» **Written request**
Work through the data and report how many lines include the string "this", giving the number alone.

═════ Input

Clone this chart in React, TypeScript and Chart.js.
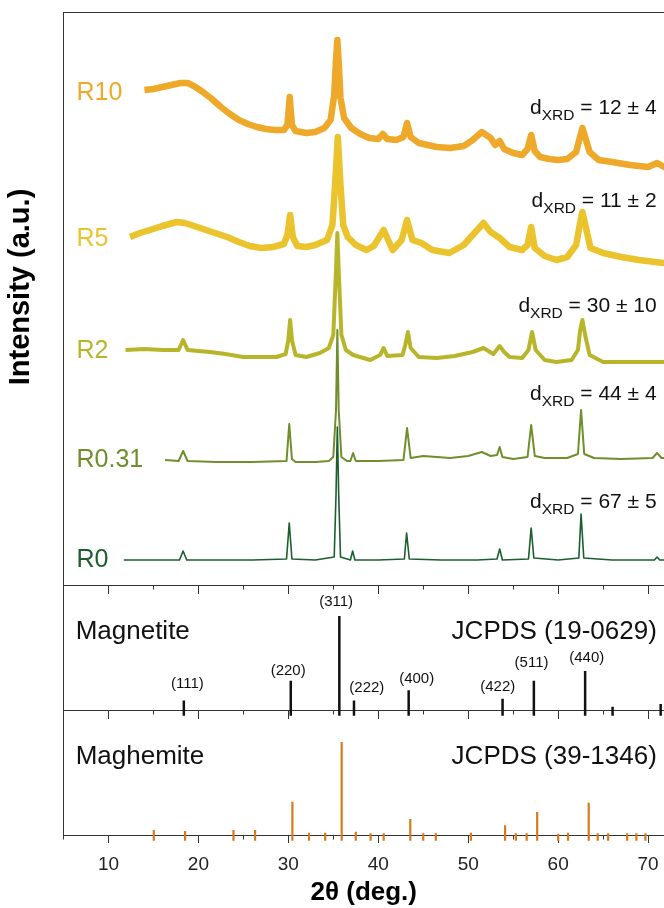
import React, { useEffect, useRef } from 'react';
import { Chart, registerables } from 'chart.js';

Chart.register(...registerables);

const FONT = "'Liberation Sans', Arial, Helvetica, sans-serif";

// ---------- XRD traces: [2θ (deg), intensity (a.u., vertical offset included)] ----------
const r10: [number, number][] = [
  [14.0, 495], [15.0, 496], [16.0, 498], [17.0, 500], [18.0, 502], [18.8, 502], [19.5, 499],
  [20.5, 493], [21.5, 486], [22.5, 478], [23.5, 471], [24.5, 465], [25.5, 461], [26.5, 458],
  [27.5, 456], [28.5, 455], [29.5, 455], [29.9, 460], [30.15, 488], [30.4, 460], [30.8, 454],
  [32.0, 452], [33.0, 453], [34.0, 457], [34.7, 465], [35.1, 490], [35.3, 525], [35.45, 545],
  [35.6, 523], [35.8, 487], [36.2, 467], [37.0, 457], [38.0, 451], [39.0, 447], [40.0, 446],
  [40.5, 451], [41.0, 446], [42.0, 445], [42.8, 448], [43.2, 462], [43.6, 448], [44.5, 442],
  [45.5, 440], [46.5, 438], [48.0, 437], [49.5, 439], [50.5, 445], [51.5, 453], [52.5, 447],
  [53.0, 440], [53.5, 444], [54.0, 436], [55.0, 432], [56.0, 430], [56.6, 436], [57.0, 450],
  [57.4, 434], [58.0, 428], [59.0, 426], [60.0, 425], [61.0, 426], [62.0, 433], [62.4, 447],
  [62.7, 457], [63.0, 448], [63.5, 433], [64.5, 425], [66.0, 423], [68.0, 420], [70.0, 418],
  [71.0, 422], [72.0, 417],
];
const r5: [number, number][] = [
  [12.4, 348], [13.5, 352], [14.6, 355], [16.0, 359], [17.6, 363], [18.5, 362], [20.2, 357],
  [21.5, 353], [23.2, 348], [24.5, 343], [25.7, 339], [27.0, 337], [28.3, 338], [29.5, 341],
  [29.9, 350], [30.2, 370], [30.5, 348], [31.0, 339], [32.0, 338], [33.0, 340], [34.3, 345],
  [34.9, 360], [35.2, 400], [35.5, 448], [35.8, 400], [36.1, 360], [36.6, 348], [37.5, 340],
  [38.7, 335], [39.5, 339], [40.6, 355], [41.6, 335], [42.6, 345], [43.2, 365], [43.8, 345],
  [44.8, 342], [46.0, 335], [47.9, 332], [49.5, 340], [50.5, 350], [51.7, 362], [52.5, 353],
  [53.5, 347], [54.6, 338], [56.0, 335], [56.6, 340], [57.0, 358], [57.4, 337], [58.5, 329],
  [59.8, 325], [61.0, 328], [62.0, 340], [62.4, 360], [62.7, 373], [63.1, 357], [63.6, 337],
  [65.0, 332], [67.0, 328], [69.0, 325], [71.7, 322], [72.0, 322],
];
const r2: [number, number][] = [
  [11.9, 235], [14.0, 236], [16.0, 235], [17.8, 235], [18.3, 245], [18.8, 235], [20.0, 234],
  [21.3, 233], [23.0, 231], [25.0, 228], [27.0, 228], [28.7, 228], [29.7, 231], [30.0, 245],
  [30.2, 265], [30.4, 245], [30.8, 230], [32.0, 228], [33.5, 232], [34.5, 237], [35.0, 250],
  [35.3, 315], [35.45, 352], [35.6, 315], [35.9, 250], [36.4, 235], [37.2, 230], [39.1, 225],
  [40.2, 230], [40.6, 237], [41.0, 229], [42.7, 230], [43.0, 240], [43.3, 253], [43.6, 237],
  [44.5, 228], [46.5, 227], [48.5, 229], [50.5, 233], [51.7, 237], [52.8, 231], [53.5, 239],
  [54.0, 233], [54.6, 228], [56.0, 227], [56.7, 235], [57.1, 253], [57.5, 235], [58.5, 225],
  [59.8, 223], [61.5, 225], [62.2, 235], [62.45, 255], [62.7, 265], [63.0, 250], [63.5, 230],
  [65.0, 223], [68.0, 223], [72.0, 223],
];
const r031: [number, number][] = [
  [16.3, 125], [17.8, 124], [18.3, 134], [18.8, 124], [22.0, 123], [26.0, 123], [29.8, 124],
  [30.1, 161], [30.4, 126], [30.8, 123], [33.0, 123], [34.5, 124], [35.0, 128], [35.3, 175],
  [35.45, 255], [35.6, 175], [35.9, 128], [36.5, 124], [36.9, 124], [37.2, 132], [37.5, 124],
  [40.0, 124], [42.8, 125], [43.2, 157], [43.6, 127], [45.0, 129], [48.0, 127], [50.0, 129],
  [51.5, 133], [52.5, 129], [53.2, 130], [53.5, 138], [53.8, 128], [55.0, 126], [56.6, 128],
  [57.0, 160], [57.4, 129], [58.5, 127], [61.0, 127], [62.2, 131], [62.55, 175], [62.9, 131],
  [64.0, 127], [67.0, 126], [70.5, 127], [71.0, 132], [71.5, 127], [72.0, 127],
];
const r0: [number, number][] = [
  [11.7, 25], [14.0, 25], [17.9, 25], [18.3, 34], [18.7, 25], [22.0, 25], [26.0, 25],
  [29.8, 26], [30.1, 62], [30.4, 26], [33.0, 25], [35.1, 28], [35.3, 90], [35.45, 158],
  [35.6, 90], [35.8, 28], [36.9, 25], [37.15, 34], [37.4, 25], [40.0, 25], [42.9, 26],
  [43.15, 52], [43.45, 26], [47.0, 25], [51.0, 25], [53.2, 26], [53.5, 36], [53.8, 25],
  [56.7, 26], [57.0, 57], [57.3, 27], [60.0, 25], [62.3, 27], [62.55, 71], [62.85, 27],
  [66.0, 25], [70.7, 25], [71.0, 28], [71.3, 25], [72.0, 25],
];

const sampleNames = ['R10', 'R5', 'R2', 'R0.31', 'R0'];
const sampleColors = ['#EEA92A', '#EAC32D', '#B8B52B', '#6F8E2C', '#1C5E2F'];
const sampleWidths = [6.5, 6.5, 4, 2, 1.6];
const dxrdValues = ['12 ± 4', '11 ± 2', '30 ± 10', '44 ± 4', '67 ± 5'];
const nameBaseline = [485, 339, 227, 118, 18];
const dxrdBaseline = [471, 378, 273, 185, 77];

// ---------- reference patterns ----------
const magnetitePos = [18.38, 30.27, 35.67, 37.3, 43.38, 53.82, 57.3, 63.0, 66.05, 71.4];
const magnetiteInt = [10, 31, 100, 10, 21, 12, 31, 41.5, 3.5, 6.4];
const millerText = ['(111)', '(220)', '(311)', '(222)', '(400)', '(422)', '(511)', '(440)'];
const millerX = [18.77, 29.98, 35.31, 38.73, 44.27, 53.28, 57.04, 63.18];
const millerY = [27.7, 41.8, 115.2, 23.1, 32.7, 24.8, 49.7, 55.6];

const maghemitePos = [15.04, 18.52, 23.9, 26.3, 30.45, 32.3, 34.1, 35.93, 37.5, 39.15, 40.6,
  43.56, 45.0, 46.4, 50.3, 54.1, 55.3, 56.5, 57.67, 60.0, 61.1, 63.4, 64.4, 65.56, 67.67,
  68.7, 69.7];
const maghemiteInt = [5.3, 4.3, 5.3, 5.3, 35.4, 2.5, 2.5, 99, 3.5, 1.8, 1.8, 17, 1.8, 1.8,
  2.5, 10.3, 1.8, 1.8, 24.5, 1.2, 2.5, 34.4, 1.8, 1.8, 1.8, 1.8, 1.8];

const X_MIN = 5;
const X_MAX = 71.77;
const TOP_MAX = 573;
const REF_MAX = 133;
const STICK_BASE = -6;
const AXIS_COLOR = '#333333';

function sticks(pos: number[], ints: number[]) {
  const pts: { x: number; y: number | null }[] = [];
  pos.forEach((p, i) => {
    pts.push({ x: p, y: STICK_BASE }, { x: p, y: ints[i] }, { x: p, y: null });
  });
  return pts;
}

const textPlugin = {
  id: 'xrdTexts',
  afterDatasetsDraw(chart: any) {
    const { ctx, scales, chartArea } = chart;
    const xs = scales.x;
    const yT = scales.yTop;
    const yM = scales.yMag;
    const yH = scales.yMagh;
    ctx.save();
    ctx.textBaseline = 'alphabetic';

    // sample names
    ctx.textAlign = 'left';
    ctx.font = `25px ${FONT}`;
    sampleNames.forEach((n, i) => {
      ctx.fillStyle = sampleColors[i];
      ctx.fillText(n, xs.getPixelForValue(6.45), yT.getPixelForValue(nameBaseline[i]));
    });

    // crystallite sizes
    const xr = xs.getPixelForValue(70.95);
    dxrdValues.forEach((v, i) => {
      const yb = yT.getPixelForValue(dxrdBaseline[i]);
      ctx.font = `21px ${FONT}`;
      const w1 = ctx.measureText('d').width;
      const w3 = ctx.measureText(' = ' + v).width;
      ctx.font = `15.5px ${FONT}`;
      const w2 = ctx.measureText('XRD').width;
      const x0 = xr - (w1 + w2 + w3);
      ctx.fillStyle = '#111111';
      ctx.font = `21px ${FONT}`;
      ctx.fillText('d', x0, yb);
      ctx.font = `15.5px ${FONT}`;
      ctx.fillText('XRD', x0 + w1, yb + 6);
      ctx.font = `21px ${FONT}`;
      ctx.fillText(' = ' + v, x0 + w1 + w2, yb);
    });

    // phase names
    ctx.fillStyle = '#111111';
    ctx.font = `26px ${FONT}`;
    ctx.textAlign = 'left';
    ctx.fillText('Magnetite', xs.getPixelForValue(6.35), yM.getPixelForValue(75.5));
    ctx.fillText('Maghemite', xs.getPixelForValue(6.35), yH.getPixelForValue(75.5));
    ctx.textAlign = 'right';
    ctx.fillText('JCPDS (19-0629)', xs.getPixelForValue(70.97), yM.getPixelForValue(75.5));
    ctx.fillText('JCPDS (39-1346)', xs.getPixelForValue(70.97), yH.getPixelForValue(75.5));

    // Miller indices
    ctx.font = `15px ${FONT}`;
    ctx.textAlign = 'center';
    ctx.textBaseline = 'middle';
    millerText.forEach((t, i) => {
      ctx.fillText(t, xs.getPixelForValue(millerX[i]), yM.getPixelForValue(millerY[i]));
    });

    // y-axis title
    ctx.save();
    ctx.translate(chartArea.left - 43, yT.getPixelForValue(298));
    ctx.rotate(-Math.PI / 2);
    ctx.fillStyle = '#000000';
    ctx.font = `bold 29px ${FONT}`;
    ctx.textAlign = 'center';
    ctx.textBaseline = 'middle';
    ctx.fillText('Intensity (a.u.)', 0, 0);
    ctx.restore();

    ctx.restore();
  },
};

function sepAxis(yId: string, value: number, step: number, len: number, border: boolean) {
  return {
    type: 'linear',
    axis: 'x',
    position: { [yId]: value },
    min: X_MIN,
    max: X_MAX,
    ticks: { display: false, stepSize: step, includeBounds: false, autoSkip: false },
    grid: {
      display: len > 0,
      drawOnChartArea: false,
      drawTicks: len > 0,
      tickLength: len,
      tickColor: AXIS_COLOR,
      tickWidth: 1,
    },
    border: { display: border, color: AXIS_COLOR, width: 1 },
  };
}

function panelY(max: number, weight: number) {
  return {
    type: 'linear',
    position: 'left',
    stack: 'panels',
    stackWeight: weight,
    min: 0,
    max,
    ticks: { display: false },
    grid: { display: true, drawOnChartArea: false, drawTicks: false },
    border: { display: true, color: AXIS_COLOR, width: 1 },
    title: { display: false },
  };
}

export default function App() {
  const ref = useRef<HTMLCanvasElement | null>(null);

  useEffect(() => {
    document.body.style.margin = '0';
    const canvas = ref.current;
    if (!canvas) return;

    const traces = [r10, r5, r2, r031, r0];
    const datasets: any[] = traces.map((t, i) => ({
      label: sampleNames[i],
      data: t.map(([x, y]) => ({ x, y })),
      borderColor: sampleColors[i],
      borderWidth: sampleWidths[i],
      pointRadius: 0,
      tension: 0,
      xAxisID: 'x',
      yAxisID: 'yTop',
      clip: false,
      borderJoinStyle: 'round',
    }));
    datasets.push({
      label: 'Magnetite',
      data: sticks(magnetitePos, magnetiteInt),
      borderColor: '#111111',
      borderWidth: 2.5,
      pointRadius: 0,
      spanGaps: false,
      xAxisID: 'x',
      yAxisID: 'yMag',
      clip: false,
      borderCapStyle: 'butt',
    });
    datasets.push({
      label: 'Maghemite',
      data: sticks(maghemitePos, maghemiteInt),
      borderColor: '#D9791C',
      borderWidth: 2.2,
      pointRadius: 0,
      spanGaps: false,
      xAxisID: 'x',
      yAxisID: 'yMagh',
      clip: false,
      borderCapStyle: 'butt',
    });

    Chart.defaults.font.family = FONT;

    const chart = new Chart(canvas, {
      type: 'line',
      data: { datasets },
      options: {
        responsive: false,
        devicePixelRatio: 1,
        animation: false,
        layout: { autoPadding: false, padding: { top: 12, left: 63.5, right: 0, bottom: 0 } },
        plugins: { legend: { display: false }, tooltip: { enabled: false } },
        scales: {
          yMagh: panelY(REF_MAX, 125),
          yMag: panelY(REF_MAX, 125),
          yTop: panelY(TOP_MAX, 573),
          x: {
            type: 'linear',
            position: 'bottom',
            min: X_MIN,
            max: X_MAX,
            ticks: {
              stepSize: 10,
              includeBounds: false,
              autoSkip: false,
              maxRotation: 0,
              padding: 5,
              color: '#222222',
              font: { family: FONT, size: 19, lineHeight: 34 / 19 },
            },
            grid: {
              display: true,
              drawOnChartArea: false,
              drawTicks: true,
              tickLength: 8,
              tickColor: AXIS_COLOR,
            },
            border: { display: true, color: AXIS_COLOR, width: 1 },
            title: {
              display: true,
              text: '2θ (deg.)',
              color: '#000000',
              font: { family: FONT, size: 26, weight: 'bold' },
              padding: { top: -9.6, bottom: -0.6 },
            },
          },
          xBotMinor: sepAxis('yMagh', 0, 5, 4.5, false),
          xMagMajor: sepAxis('yMag', 0, 10, 8, true),
          xMagMinor: sepAxis('yMag', 0, 5, 4.5, false),
          xTopMajor: sepAxis('yTop', 0, 10, 8, true),
          xTopMinor: sepAxis('yTop', 0, 5, 4.5, false),
          xFrameTop: sepAxis('yTop', TOP_MAX, 10, 0, true),
        } as any,
      },
      plugins: [textPlugin],
    } as any);

    return () => chart.destroy();
  }, []);

  return (
    <div style={{ position: 'fixed', left: 0, top: 0, width: 664, height: 908, background: '#fff' }}>
      <canvas ref={ref} width={664} height={908} style={{ display: 'block' }} />
    </div>
  );
}
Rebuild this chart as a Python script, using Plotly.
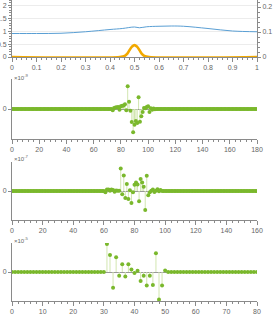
import plotly.graph_objects as go

# ---------------- data ----------------
blue_x = [0, 0.1, 0.2, 0.3, 0.4, 0.45, 0.5, 0.52, 0.55, 0.6, 0.65, 0.7, 0.8, 0.9, 1.0]
blue_y = [0.094, 0.094, 0.095, 0.101, 0.110, 0.114, 0.120, 0.117, 0.121, 0.123, 0.124, 0.123, 0.114, 0.104, 0.101]

orange_x = [0, 0.44, 0.46, 0.47, 0.48, 0.49, 0.5, 0.51, 0.52, 0.53, 0.54, 0.56, 1.0]
orange_y = [0, 0, 0.04, 0.12, 0.27, 0.40, 0.46, 0.40, 0.27, 0.12, 0.04, 0, 0]

p2_n = 180
p2_start = 74
p2_vals = [-0.14, 0.10, 0.15, 0.17, 0.20, -0.07, 0.28, 0.34, 0.35, 0.48, -0.14, 2.34,
           0.76, -0.17, -1.34, -2.41, -1.62, -1.24, -1.45, 1.21, -1.31, -0.76, -0.31,
           0.10, 0.07, 0.20, 0.28, -0.31, 0.07, -0.07, 0.05, -0.03]

p3_n = 160
p3_start = 61
p3_vals = [-0.14, 0.17, 0.17, 0.03, 0.17, 0.10, -0.07, 0.05, 0.03, 0.03, 2.41, -0.34,
           1.66, -0.76, 0.76, -0.86, 0.07, -1.28, -0.14, 0.66, 0.90, 0.69, -1.10, 1.28,
           0.90, 0.45, -2.03, 1.62, -0.45, -0.14, 0.03, 0.17, -0.10, 0.03, 0.20, -0.03,
           0.10, 0.0]

p4_n = 80
p4_start = 31
p4_vals = [3.0, 1.83, -1.69, 1.59, -0.41, 0.83, -0.48, 0.83, 0.28, -0.10, 0.14, -0.97,
           -0.41, -1.45, -0.41, -1.38, 2.0, -2.93, -1.45, 0.17]

exp_labels = ["×10<sup>-9</sup>", "×10<sup>-7</sup>", "×10<sup>-5</sup>"]

# ---------------- styling ----------------
W, H = 273, 316
GREEN = "#7ab82c"
STEM = "#d2e6b0"
AX = "#8a8a8a"
TXT = "#666666"
FONT = dict(family="Liberation Sans, Arial, sans-serif", size=7, color=TXT)

def dom(top_px, bot_px):
    return [1 - bot_px / H, 1 - top_px / H]

fig = go.Figure()

fig.add_trace(go.Scatter(x=orange_x, y=orange_y, mode="lines", line=dict(color="#f2a900", width=2.6, shape="spline"),
                         xaxis="x", yaxis="y", showlegend=False))
fig.add_trace(go.Scatter(x=blue_x, y=blue_y, mode="lines", line=dict(color="#5a9fd4", width=1, shape="spline"),
                         xaxis="x", yaxis="y5", showlegend=False))

def full(n, start, vals):
    ys = [0.0] * (n + 1)
    for i, v in enumerate(vals):
        ys[start + i] = v
    return list(range(n + 1)), ys

panels = [(p2_n, p2_start, p2_vals, "x2", "y2"),
          (p3_n, p3_start, p3_vals, "x3", "y3"),
          (p4_n, p4_start, p4_vals, "x4", "y4")]

for n, start, vals, xa, ya in panels:
    xs, ys = full(n, start, vals)
    sx, sy = [], []
    for x, y in zip(xs, ys):
        if y != 0:
            sx += [x, x, None]
            sy += [0, y, None]
    fig.add_trace(go.Scatter(x=sx, y=sy, mode="lines", line=dict(color=STEM, width=1),
                             xaxis=xa, yaxis=ya, showlegend=False, hoverinfo="skip"))
    fig.add_trace(go.Scatter(x=xs, y=ys, mode="markers", marker=dict(color=GREEN, size=4, line=dict(width=0)),
                             xaxis=xa, yaxis=ya, showlegend=False))

common_x = dict(showline=True, linecolor=AX, linewidth=1, ticks="outside", ticklen=4, tickcolor=AX,
                tickfont=FONT, showgrid=False, zeroline=False, mirror=False, automargin=False)

layout = dict(template="none", width=W, height=H, margin=dict(l=12, r=16, t=0, b=0, pad=0),
              paper_bgcolor="white", plot_bgcolor="white", font=FONT, showlegend=False)

layout["xaxis"] = dict(common_x, domain=[0, 1], range=[0, 1], tickvals=[i / 10 for i in range(11)],
                       ticktext=["0", "0.1", "0.2", "0.3", "0.4", "0.5", "0.6", "0.7", "0.8", "0.9", "1"],
                       minor=dict(ticks="outside", ticklen=2, tickcolor=AX, dtick=0.02), anchor="y")
layout["yaxis"] = dict(domain=dom(0, 57), range=[0, 2.2], tickvals=[0, 0.5, 1, 1.5, 2],
                       ticktext=["0", "0.5", "1", "1.5", "2"], showline=True, linecolor=AX, ticks="outside",
                       ticklen=3, tickcolor=AX, tickfont=FONT, showgrid=True, gridcolor="#ececec",
                       zeroline=False, minor=dict(ticks="outside", ticklen=2, tickcolor=AX, dtick=0.1),
                       anchor="x", automargin=False)
layout["yaxis5"] = dict(overlaying="y", side="right", range=[0, 0.228], tickvals=[0, 0.1, 0.2],
                        ticktext=["0", "0.1", "0.2"], showline=True, linecolor=AX, ticks="outside",
                        ticklen=3, tickcolor=AX, tickfont=FONT, showgrid=False, zeroline=False,
                        minor=dict(ticks="outside", ticklen=2, tickcolor=AX, dtick=0.02), anchor="x",
                        automargin=False)

specs = [("2", 180, 20, 4, (79, 139)),
         ("3", 160, 20, 4, (162, 220)),
         ("4", 80, 10, 2, (243, 301))]
for k, n, dt, mdt, (t, b) in specs:
    layout["xaxis" + k] = dict(common_x, domain=[0, 1], range=[0, n], dtick=dt, tick0=0,
                               minor=dict(ticks="outside", ticklen=2, tickcolor=AX, dtick=mdt),
                               anchor="y" + k)
    layout["yaxis" + k] = dict(domain=dom(t, b), range=[-3.1, 3.1], tickvals=[0], ticktext=["0"],
                               showline=True, linecolor=AX, ticks="outside", ticklen=3, tickcolor=AX,
                               tickfont=FONT, showgrid=False, zeroline=True, zerolinecolor="#999999",
                               zerolinewidth=1, anchor="x" + k, automargin=False)

fig.update_layout(**layout)

ann_y = [77, 158, 240]
for lab, py in zip(exp_labels, ann_y):
    fig.add_annotation(text=lab, xref="paper", yref="paper", x=0, y=1 - py / H, xanchor="left",
                       yanchor="middle", showarrow=False, font=dict(family=FONT["family"], size=6, color=TXT))

fig.write_html("out.html", config={"displayModeBar": False, "staticPlot": True},
               post_script="document.body.style.margin='0';document.body.style.overflow='hidden';")
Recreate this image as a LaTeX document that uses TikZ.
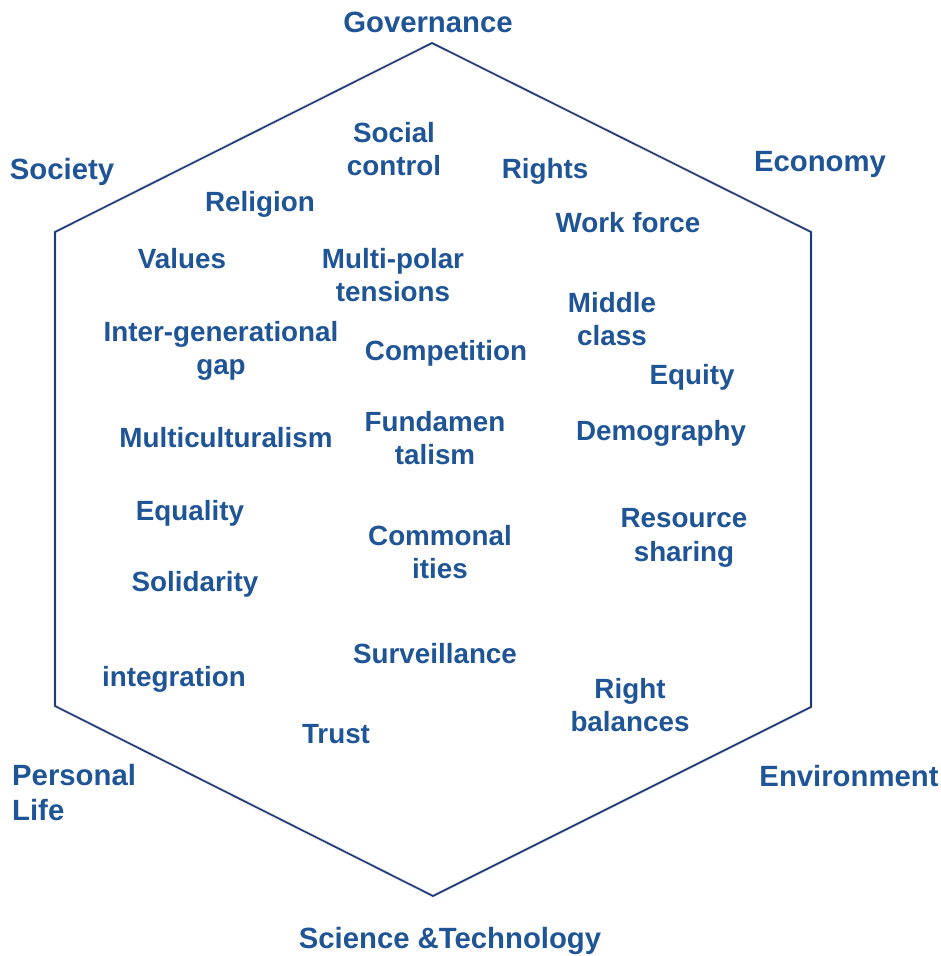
\documentclass[tikz,border=0pt]{standalone}
\usepackage{fontspec}
\setmainfont{Liberation Sans}
\definecolor{txtblue}{HTML}{1F5596}
\definecolor{hexblue}{HTML}{1F3A7A}
\begin{document}
\begin{tikzpicture}[x=1pt,y=-1pt,
  lbl/.style={text=txtblue,font=\fontsize{27.8}{33.5}\selectfont\bfseries,align=center,inner sep=0pt},
  outer/.style={lbl,font=\fontsize{29.3}{35}\selectfont\bfseries},
  hexline/.style={draw=hexblue,line width=1.6pt,line join=miter},
  hexshadow/.style={draw=black!12,line width=3pt,line join=miter}]
\useasboundingbox (0,0) rectangle (940,956);
% hexagon corners
\coordinate (t) at (432,43);
\coordinate (ur) at (811,232);
\coordinate (lr) at (811,707);
\coordinate (b) at (433,896);
\coordinate (ll) at (55,706);
\coordinate (ul) at (55,232);
\begin{scope}[shift={(3,4)}]
\draw[hexshadow] (t) -- (ur) -- (lr) -- (b) -- (ll) -- (ul) -- cycle;
\end{scope}
\draw[hexline] (t) -- (ur) -- (lr) -- (b) -- (ll) -- (ul) -- cycle;
% outer labels
\node[outer] (gov) at (428,22) {Governance};
\node[outer] (soc) at (62,172) {Society};
\node[outer] (eco) at (820,164) {Economy};
\node[outer,align=left,anchor=west] (pers) at (12,793) {Personal\\Life};
\node[outer] (env) at (849,776) {Environment};
\node[outer] (sci) at (450,941) {Science \&Technology};
% inner labels
\node[lbl] (sc) at (394,149) {Social\\control};
\node[lbl] (rights) at (545,171) {Rights};
\node[lbl] (rel) at (260,204) {Religion};
\node[lbl] (work) at (628,223) {Work force};
\node[lbl] (val) at (182,259) {Values};
\node[lbl] (multi) at (393,275) {Multi-polar\\tensions};
\node[lbl] (mid) at (612,319) {Middle\\class};
\node[lbl] (inter) at (221,351) {Inter-generational\\gap};
\node[lbl] (comp) at (446,353) {Competition};
\node[lbl] (equity) at (692,377) {Equity};
\node[lbl] (fund) at (435,438) {Fundamen\\talism};
\node[lbl] (mcult) at (226,438) {Multiculturalism};
\node[lbl] (demo) at (661,433) {Demography};
\node[lbl] (equal) at (190,513) {Equality};
\node[lbl] (res) at (684,538) {Resource\\sharing};
\node[lbl] (common) at (440,552) {Commonal\\ities};
\node[lbl] (solid) at (195,584) {Solidarity};
\node[lbl] (surv) at (435,654) {Surveillance};
\node[lbl] (integ) at (174,679) {integration};
\node[lbl] (rb) at (630,705) {Right\\balances};
\node[lbl] (trust) at (336,734) {Trust};
\end{tikzpicture}
\end{document}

══════════

» **The completed task**
3